Latest Updated:12/01/2011

Question:

I'm using the uPC177 with a +5V single power supply, and during operation I input a pulse of about -0.5 V to the input pins.
The data sheet (Japanese) states that the absolute maximum rating of the input voltage is -0.3V to +36V.
Is there a problem with an input voltage of -0.5V ?

Answer:

The absolute maximum ratings must not be exceeded, so a rating of -0.5V is not supported.
We recommend adding a protection circuit to the input.

Supplement
Normally, a parasitic diode is attached to the input pins of an IC.
If a voltage higher (or lower) than the power supply (or GND) is applied to the input pins, a current will flow from the input pins to the power supply (or GND) via the parasitic diode.

The current flowing through the parasitic diode will probably not cause any damage, up to about 5mA.
However, the operation may become unstable, so it is very important that the absolute maximum ratings are not exceeded under any circumstances.

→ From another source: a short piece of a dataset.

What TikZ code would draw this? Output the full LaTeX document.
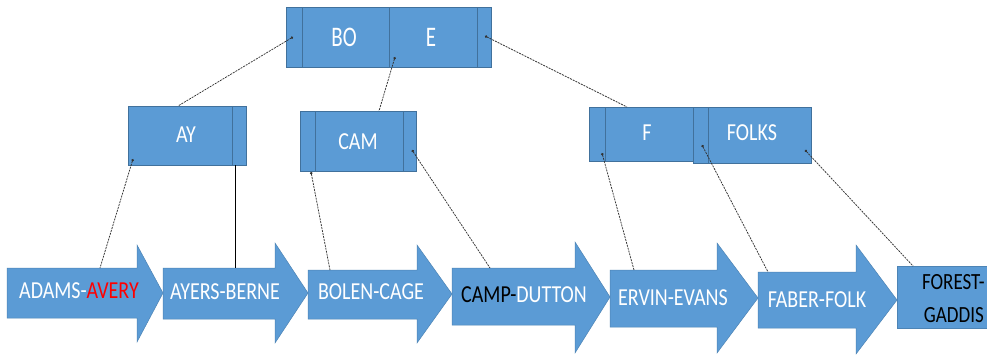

 If it is possible that a negative voltage may be applied to the input, the most common way to protect the input is by using a diode, as shown in the figure on the left.
In this case, we recommend using a Schottky barrier diode with a small forward voltage.
On the other hand, if a voltage exceeding the power supply voltage will be applied, insert a diode between the input and the power supply.